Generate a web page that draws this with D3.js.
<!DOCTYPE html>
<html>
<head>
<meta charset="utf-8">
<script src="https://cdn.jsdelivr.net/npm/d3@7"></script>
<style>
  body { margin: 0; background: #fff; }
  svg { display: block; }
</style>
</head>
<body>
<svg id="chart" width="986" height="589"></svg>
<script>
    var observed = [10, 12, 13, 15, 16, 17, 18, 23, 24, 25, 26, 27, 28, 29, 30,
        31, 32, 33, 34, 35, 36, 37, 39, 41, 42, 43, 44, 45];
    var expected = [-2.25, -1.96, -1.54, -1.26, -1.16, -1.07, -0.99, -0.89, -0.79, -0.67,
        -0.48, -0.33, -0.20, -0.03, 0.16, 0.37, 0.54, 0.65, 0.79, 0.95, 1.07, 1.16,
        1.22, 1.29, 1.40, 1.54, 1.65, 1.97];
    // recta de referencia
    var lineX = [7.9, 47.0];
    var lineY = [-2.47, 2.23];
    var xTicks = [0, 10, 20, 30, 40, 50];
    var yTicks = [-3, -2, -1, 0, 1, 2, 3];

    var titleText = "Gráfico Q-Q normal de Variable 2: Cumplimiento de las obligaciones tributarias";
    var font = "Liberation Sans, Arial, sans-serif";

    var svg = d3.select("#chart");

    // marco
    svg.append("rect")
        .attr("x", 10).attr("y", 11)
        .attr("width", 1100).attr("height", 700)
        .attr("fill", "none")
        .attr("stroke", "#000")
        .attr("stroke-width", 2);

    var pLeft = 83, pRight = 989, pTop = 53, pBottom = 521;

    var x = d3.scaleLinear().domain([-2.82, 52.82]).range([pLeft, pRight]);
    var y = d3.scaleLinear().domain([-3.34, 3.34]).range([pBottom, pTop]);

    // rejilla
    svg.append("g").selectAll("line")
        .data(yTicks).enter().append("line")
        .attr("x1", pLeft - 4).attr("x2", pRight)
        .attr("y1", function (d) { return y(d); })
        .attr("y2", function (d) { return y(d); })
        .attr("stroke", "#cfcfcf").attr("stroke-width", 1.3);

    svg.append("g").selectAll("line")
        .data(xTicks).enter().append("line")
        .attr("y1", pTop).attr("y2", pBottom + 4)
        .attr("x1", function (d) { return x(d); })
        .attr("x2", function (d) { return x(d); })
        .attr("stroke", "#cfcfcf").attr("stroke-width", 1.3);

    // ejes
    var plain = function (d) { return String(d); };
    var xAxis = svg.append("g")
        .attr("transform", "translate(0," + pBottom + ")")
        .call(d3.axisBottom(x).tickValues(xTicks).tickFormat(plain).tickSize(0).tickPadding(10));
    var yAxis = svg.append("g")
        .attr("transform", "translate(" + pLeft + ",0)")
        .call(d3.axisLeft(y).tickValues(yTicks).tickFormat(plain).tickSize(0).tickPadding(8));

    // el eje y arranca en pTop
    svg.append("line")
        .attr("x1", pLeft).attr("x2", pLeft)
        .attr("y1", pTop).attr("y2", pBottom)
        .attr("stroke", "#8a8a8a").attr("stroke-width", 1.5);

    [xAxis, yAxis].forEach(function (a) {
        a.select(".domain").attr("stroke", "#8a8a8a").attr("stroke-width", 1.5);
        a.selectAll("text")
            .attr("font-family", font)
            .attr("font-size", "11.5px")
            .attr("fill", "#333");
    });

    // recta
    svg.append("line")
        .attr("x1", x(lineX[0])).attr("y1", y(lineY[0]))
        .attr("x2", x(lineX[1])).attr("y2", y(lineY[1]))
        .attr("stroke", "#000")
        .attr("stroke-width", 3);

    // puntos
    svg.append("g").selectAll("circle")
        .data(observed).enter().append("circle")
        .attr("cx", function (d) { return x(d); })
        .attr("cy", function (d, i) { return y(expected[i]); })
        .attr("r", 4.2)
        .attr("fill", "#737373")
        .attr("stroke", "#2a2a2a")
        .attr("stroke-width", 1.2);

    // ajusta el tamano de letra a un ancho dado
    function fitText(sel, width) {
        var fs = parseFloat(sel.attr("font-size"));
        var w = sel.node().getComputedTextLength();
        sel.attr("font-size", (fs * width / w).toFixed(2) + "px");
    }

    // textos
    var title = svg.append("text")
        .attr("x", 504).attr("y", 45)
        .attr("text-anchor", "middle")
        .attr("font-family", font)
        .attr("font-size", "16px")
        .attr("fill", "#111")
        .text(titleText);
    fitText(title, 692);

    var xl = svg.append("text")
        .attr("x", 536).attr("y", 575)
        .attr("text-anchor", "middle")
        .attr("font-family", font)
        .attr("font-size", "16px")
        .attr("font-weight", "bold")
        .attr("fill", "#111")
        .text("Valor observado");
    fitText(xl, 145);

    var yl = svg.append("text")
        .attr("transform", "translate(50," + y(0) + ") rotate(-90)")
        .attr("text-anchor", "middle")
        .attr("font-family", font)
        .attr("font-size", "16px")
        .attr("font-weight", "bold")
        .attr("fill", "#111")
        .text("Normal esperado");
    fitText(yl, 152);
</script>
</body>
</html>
────────────────────
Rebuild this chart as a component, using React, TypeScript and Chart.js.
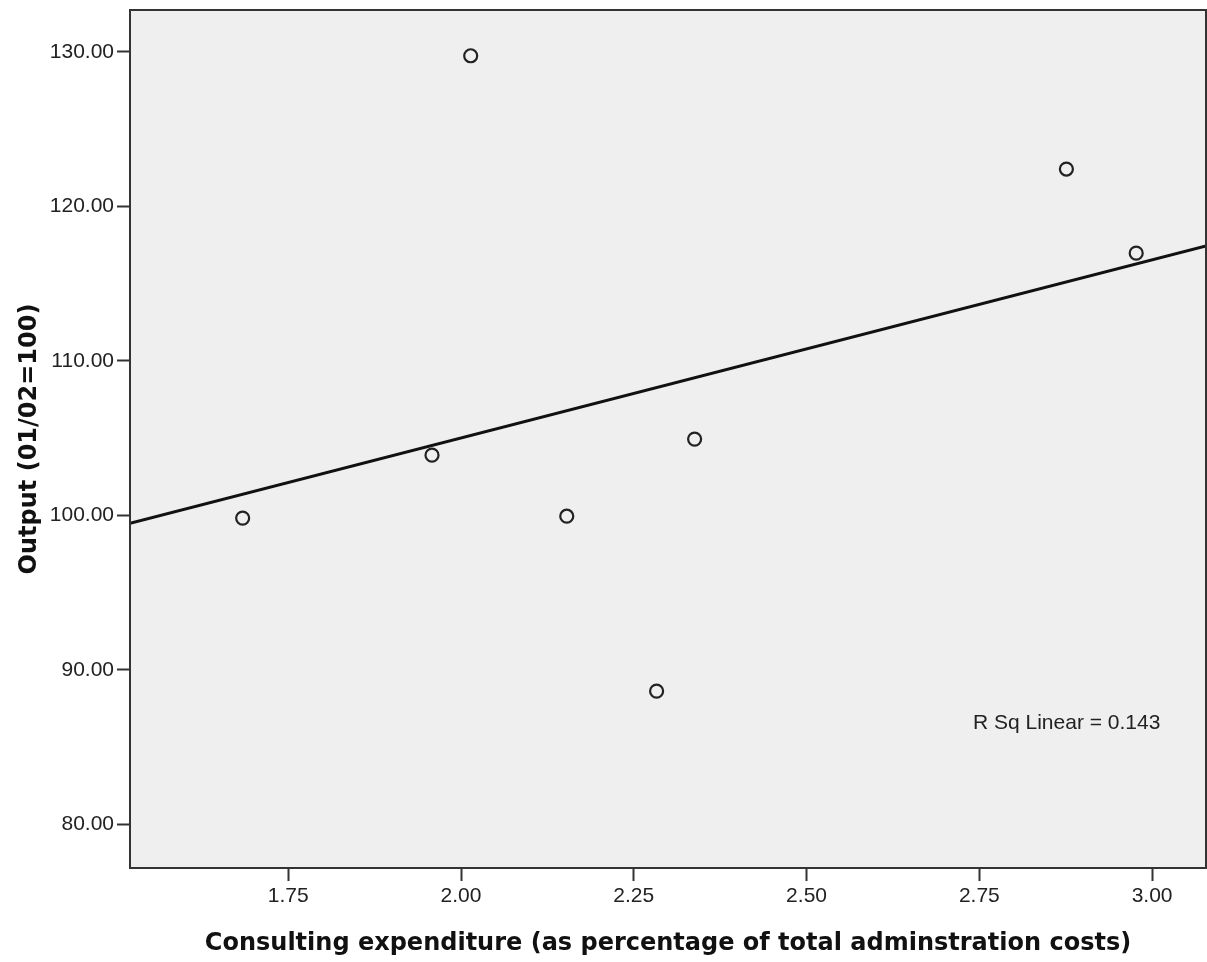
────────────────────
Show every line from the listing above in which the string "chart" appears.

<svg id="chart" width="986" height="589"></svg>
    var svg = d3.select("#chart");
Rebuild this chart as a component, using React, TypeScript and Chart.js.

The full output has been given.